Making as entrepreneurs
Both Elsa Marie D’Silva and Sishir Garemella believed they could change the world for the better through entrepreneurship. So, they each took a shot.
D’Silva had reached the glass ceiling in the aviation industry in India. She had climbed the ladder from being a flight attendant with Jet Airways to becoming the vice president of network planning and charters at Kingfisher Airlines. But she wanted to do something to give back, especially to women and children. So in 2012, in the aftermath of the gang rape of a woman on a bus in New Delhi [the Nirbhaya case], D’Silva founded ‘Safecity’, a nonprofit organisation that uses an online platform to crowdsource stories of sexual harassment and abuse in public spaces. These help identify hotspots in a city where women have experienced or witnessed any form of abuse.
Garemella started Sunvest Energy Private Limited in 2015, a Mumbai-based solar energy company focused on the residential and small-scale rooftop market. “Accessibility to affordable power is a basic human need, crucial in eliminating poverty and creating a level playing field in society,” he says. For Garemella, “rooftop solar is best positioned to address the present challenges of energy security.”

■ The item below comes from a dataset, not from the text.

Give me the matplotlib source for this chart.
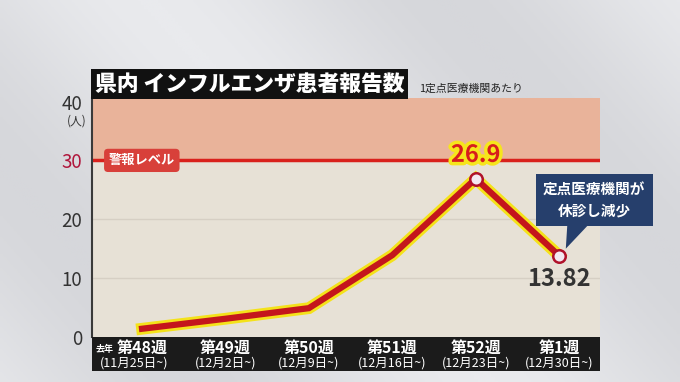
import matplotlib
matplotlib.use("Agg")
import matplotlib.pyplot as plt
import matplotlib.patheffects as pe
from matplotlib.patches import Polygon
import numpy as np

plt.rcParams['font.family'] = ['Noto Sans CJK JP', 'DejaVu Sans']

# data
weeks = ['第48週', '第49週', '第50週', '第51週', '第52週', '第1週']
dates = ['(11月25日~)', '(12月2日~)', '(12月9日~)', '(12月16日~)', '(12月23日~)', '(12月30日~)']
values = [1.4, 3.1, 4.9, 13.9, 26.9, 13.82]
yticks = [0, 10, 20, 30, 40]
alert = 30

W, H = 680, 382
fig = plt.figure(figsize=(W / 100, H / 100), dpi=100)
fig.patch.set_facecolor('#dcdde1')

# light background gradient
bg = fig.add_axes([0, 0, 1, 1], zorder=-10)
gy, gx = np.mgrid[0:1:200j, 0:1:200j]
grad = 0.5 + 0.5 * np.sin((gx * 1.2 - gy * 0.6) * 6)
bg.imshow(grad, cmap=matplotlib.colors.LinearSegmentedColormap.from_list('g', ['#d6d7db', '#e9eaed']),
          extent=[0, 1, 0, 1], aspect='auto')
bg.axis('off')

def px(x0, y0, x1, y1):
    return [x0 / W, 1 - y1 / H, (x1 - x0) / W, (y1 - y0) / H]

ax = fig.add_axes(px(92, 98, 600, 337))
ax.set_facecolor('#e7e1d6')
ax.set_xlim(-0.6, 5.49)
ax.set_ylim(0, 40.6)
ax.axhspan(alert, 41, color='#e9b39a', zorder=0)
for g in [10, 20]:
    ax.axhline(g, color='#d6cfc4', lw=1, zorder=1)
ax.axhline(alert, color='#d9211c', lw=2.5, zorder=2)

for s in ['top', 'right', 'bottom']:
    ax.spines[s].set_visible(False)
ax.spines['left'].set_color('#3a3a3a')
ax.spines['left'].set_linewidth(1.5)
ax.set_xticks([])
ax.set_yticks(yticks)
ax.set_yticklabels([str(t) for t in yticks], fontsize=13.5)
ax.tick_params(axis='y', length=0, pad=7)
for t, lab in zip(yticks, ax.get_yticklabels()):
    lab.set_color('#b0163c' if t == alert else '#333333')
ax.text(-0.78, 36.7, '(人)', ha='center', va='center', fontsize=8.5, color='#333333', clip_on=False)

x = np.arange(len(values))
ax.plot(x, values, color='#c4161c', lw=4.5, solid_joinstyle='miter', zorder=5,
        path_effects=[pe.Stroke(linewidth=8.5, foreground='#f4e21a'), pe.Normal()])
ax.plot(x[4:], values[4:], 'o', ms=9, mfc='#f3e9f1', mec='#b0122a', mew=1.8, zorder=6)

ax.text(x[4], values[4] + 2.0, f'{values[4]}', ha='center', va='bottom', fontsize=17, fontweight='bold',
        color='#d71d1d', zorder=7,
        path_effects=[pe.Stroke(linewidth=5, foreground='#f6e51c'), pe.Normal()])
ax.text(x[5], values[5] - 2.0, f'{values[5]}', ha='center', va='top', fontsize=17, fontweight='bold',
        color='#333333', zorder=7)

# alert label
ax.text(-0.4, alert, '警報レベル', ha='left', va='center', fontsize=9.5, fontweight='bold', color='white', zorder=4,
        bbox=dict(boxstyle='round,pad=0.35,rounding_size=0.3', fc='#d8403a', ec='none'))

# callout
ax.text(5.42, 23.3, '定点医療機関が\n休診し減少', ha='center', va='center', fontsize=10.5, fontweight='bold',
        color='white', linespacing=1.4, zorder=8, clip_on=False,
        bbox=dict(boxstyle='square,pad=0.5', fc='#263f6c', ec='none'))
tri = Polygon([(5.1, 19.5), (5.38, 19.5), (5.08, 15.0)], closed=True, fc='#263f6c', ec='none',
              zorder=8, clip_on=False)
ax.add_patch(tri)

# bottom band
bx = fig.add_axes(px(92, 337, 600, 371), sharex=ax)
bx.set_ylim(0, 1)
bx.axis('off')
bx.add_patch(plt.Rectangle((-0.6, 0), 6.1, 1, color='#1b1b1b'))
for i, (w, d) in enumerate(zip(weeks, dates)):
    bx.text(i, 0.68, w, ha='center', va='center', fontsize=11.5, fontweight='bold', color='white')
    bx.text(i - (0.1 if i == 0 else 0), 0.22, d, ha='center', va='center', fontsize=9, color='white')
bx.text(-0.56, 0.64, '去年', ha='left', va='center', fontsize=6.5, fontweight='bold', color='white')

# title
fig.text(95 / W, 1 - 84 / H, '県内 インフルエンザ患者報告数', ha='left', va='center', fontsize=15.7, fontweight='heavy',
         color='white', bbox=dict(boxstyle='square,pad=0.18', fc='#111111', ec='none'))
fig.text(419 / W, 1 - 89 / H, '1定点医療機関あたり', ha='left', va='center', fontsize=7.8, color='#222222')

fig.savefig('out.png', dpi=100, facecolor=fig.get_facecolor())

Both D’Silva and Garemella are now seeing their efforts pay off. D’Silva has expanded Safecity’s reach by organising awareness workshops for parents, teachers and children on issues like child sexual abuse and sexual harassment. Safecity has also developed a mentoring program for girls and women. Garemella, on the other hand, has positioned Sunvest to reach its first milestone of 100 rooftop solar installations.
Here’s what the entrepreneurs say has helped them reach where they are today.
Don’t be afraid to go it alone…with lots of input
Garemella says that entrepreneurship is similar to his hobby of running marathons. It’s a lonely and hard journey for which “a support structure can be immensely useful.” Just as runners join groups to be best prepared on race day and to meet people going through the same set of challenges, with whom they can talk through solutions, entrepreneurs benefit from a “willingness of stakeholders within the ecosystem to talk to each other and explore ideas,” he says.
Garemella experienced this willingness at the 2016 Global Entrepreneurship Summit, held at Stanford University in Silicon Valley, California, in June. There, in addition to “listening to inspiring people such as [then] President Barack Obama, Mark Zuckerberg of Facebook, Sundar Pichai of Google, Travis Kalanick of Uber,” Garemella says he got the feeling that, among entrepreneurs, there is no crazy idea. “Every idea has to be discussed and evaluated. Such openness was great to see,” he says.
D’Silva also attended the summit, where she had the chance to discuss her biggest challenges as an entrepreneur in the nonprofit sector in India. Sharing these struggles at the summit helped D’Silva “receive validation that a lot of these struggles you think are personal, are really universal.” She also met an investor who agreed to give her the funds she would need to develop a mobile app for Safecity.
Experience, experimentation and persistence
Having a support system can give you confidence and so can working for someone else before—or while—striking out on your own, says D’Silva. She has translated her ability to optimise resources, a skill she honed while working in aviation, into running a really tight ship at Safecity, where she has “kept costs low and had maximum impact with the least amount of resources,” she says. As she was starting Safecity, D’Silva volunteered with an organisation in Mumbai that focused on public safety. This helped her learn how to mobilise a community around an issue.
For Garemella, the freedom to be wrong has been crucial. “We put so much pressure on ourselves to be right. But, innovation and creativity happen when you let yourself and the people around you be comfortable with experimentation,” he says. Entrepreneurship involves a lot of failures on a daily basis, and success, he says, comes to those with “the mental, physical and emotional stamina to pursue their work and hold on to their beliefs.”
A pragmatic, holistic approach
Entrepreneurs often need their passions to see them through challenging financial times. D’Silva, who self-funded Safecity and funneled all revenues right back into the business, couldn’t pay herself until recently. She survived for a while on her savings from her previous job. So, she encourages new entrepreneurs to make sure they have a nest egg.
“If you don’t have that bank balance to support you for the first three years, it’s going to be really difficult. Often, when there’s no money coming in and nothing’s working out, you wonder, ‘Am I doing the right thing? Am I silly?’ ”
D’Silva advises entrepreneurs to take one more precautionary measure: invest in self-care.
“You spend a lot of your time developing your business and you neglect your family, you neglect your friends and you neglect your own health,” she says. “To give you energy and to sustain your motivation, you need time to recharge.”